Ecco perché nelle buste paga ci sono solo 26 giorni e quali sono le conseguenze sullo stipendio del dipendente.
La busta paga è uno strumento fondamentale per i lavoratori dipendenti: pertanto, saper come leggerla correttamente è essenziale per tutelare i propri diritti.
Nonostante ciò, è facile faticare le prime volte dinanzi a questo documento, in cui le voci non sono spiegate chiaramente. Una delle perplessità più comuni dei lavoratori riguarda la presenza di soli 26 giorni, una caratteristica non comune a tutte le buste paga ma comunque piuttosto diffusa per convenzione.
Vediamo perché in busta paga solitamente si trovano solo 26 giornate lavorative, quali sono le alternative e soprattutto come verificare che i calcoli siano corretti.
Perché ci sono 26 giorni in busta paga
Rispettando le regole individuate dalla legge e dai contratti collettivi, oltre a quello individuale ovviamente, la gestione della paga può avvenire in modo piuttosto elastico. È infatti l’azienda a decidere come calcolare gli stipendi e di conseguenza compilare la busta paga, purché il documento contenga tutte le indicazioni richieste dalla legge e corrispondano al vero. Per convenzione e praticità, tuttavia, oggi i sistemi in uso sono ben pochi, come quello dei 26 giorni.

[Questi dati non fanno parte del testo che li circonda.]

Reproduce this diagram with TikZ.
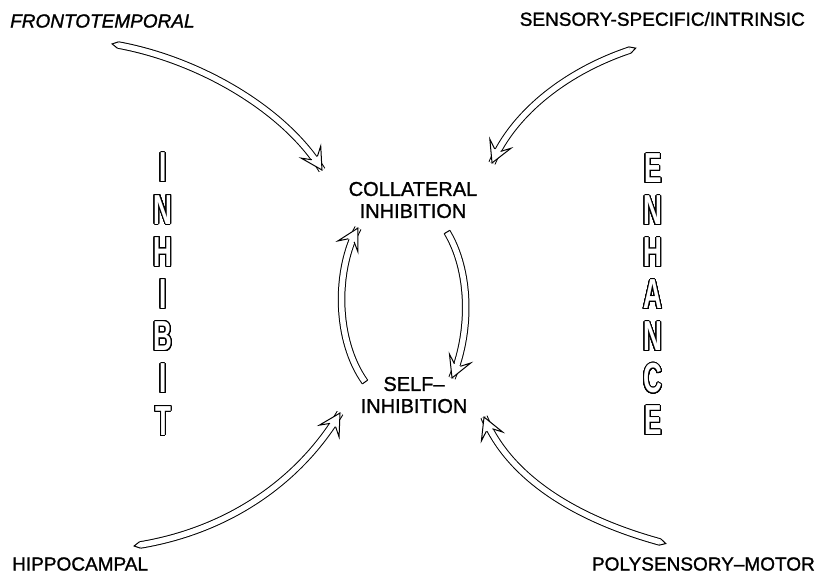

Bisogna innanzitutto considerare che il sistema di retribuzione può essere orario o mensilizzato, con differenze riguardanti esclusivamente il metodo di calcolo e non la retribuzione effettiva. La paga mensilizzata prevede appunto una retribuzione fissa per ogni mese di lavoro, anziché su base oraria. Per riuscire a eseguire i calcoli necessari serve quindi considerare un numero di giorni convenzionale sempre uguale per ogni mese.
La maggior parte dei Ccnl sceglie come numero - si parla in proposito di divisore convenzionale - il 26, perlomeno quando l’articolazione oraria prevede 6 giorni lavorativi alla settimana.
Il modo in cui si arriva a questo divisore è piuttosto semplice: ci sono 52 settimane intere in un anno (365/7) che moltiplicate per 6, i giorni lavorativi settimanali, danno 312 giorni lavorativi all’anno. Dividendo questo numero per i 12 mesi si ottiene infine 26, il numero di giorni lavorativi che compone fittiziamente ogni mese dell’anno.
Lo stesso procedimento viene adottato quando i giorni di lavoro settimanali sono cinque anziché 6, portando a un divisore di 22 giorni. Come già detto, non si tratta di regole ferree, visto che ogni contratto collettivo può prevedere delle disposizioni diverse. Il motivo per cui in busta paga ci sono 26 giorni (o 22) è comunque questo ed è fondamentale verificare quale sia la regola di riferimento nel proprio Ccnl per non commettere errori.
Come cambia lo stipendio
L’adozione della paga mensilizzata anziché quella oraria non deve avere riflessi sulla retribuzione del dipendente.
Il divisore giornaliero segue le stesse logiche di quello orario, pertanto l’ammontare dello stipendio annuo è equivalente. Per i dipendenti la cui retribuzione viene calcolata secondo il sistema orario, però, si hanno stipendi diversi ogni mensilità, che poi si compensano, cosa che non accade con il sistema mensilizzato.
I datori di lavoro possono infatti prevedere l’adozione di un sistema piuttosto che quello previsto dal Ccnl, purché rispettando la retribuzione prevista dalla contrattazione di primo livello e quindi adeguando di conseguenza gli importi.
In caso di cambiamenti nel corso dell’occupazione bisogna fare particolare attenzione, in quanto nel passaggio da un sistema all’altro la paga oraria deve necessariamente essere differente per produrre lo stesso importo totale alla fine dell’anno lavorativo.
Se questo criterio viene rispettato, la busta paga è in regola. Ciò per quanto riguarda lo standard lavorativo, che ovviamente può subire delle variazioni.
Chi ha una paga mensilizzata, quindi 26 giorni in busta, non subisce variazioni in caso di assenze per cui è prevista la retribuzione come feste, ferie e permessi, che vengono indicati come valori figurativi. Al contrario, si tiene conto delle ore eccedenti - gli straordinari per lo più - o mancanti, come le assenze non retribuite. Queste ore devono essere aggiunte o sottratte attraverso, rispettivamente, le competenze e le detrazioni nel documento di paga.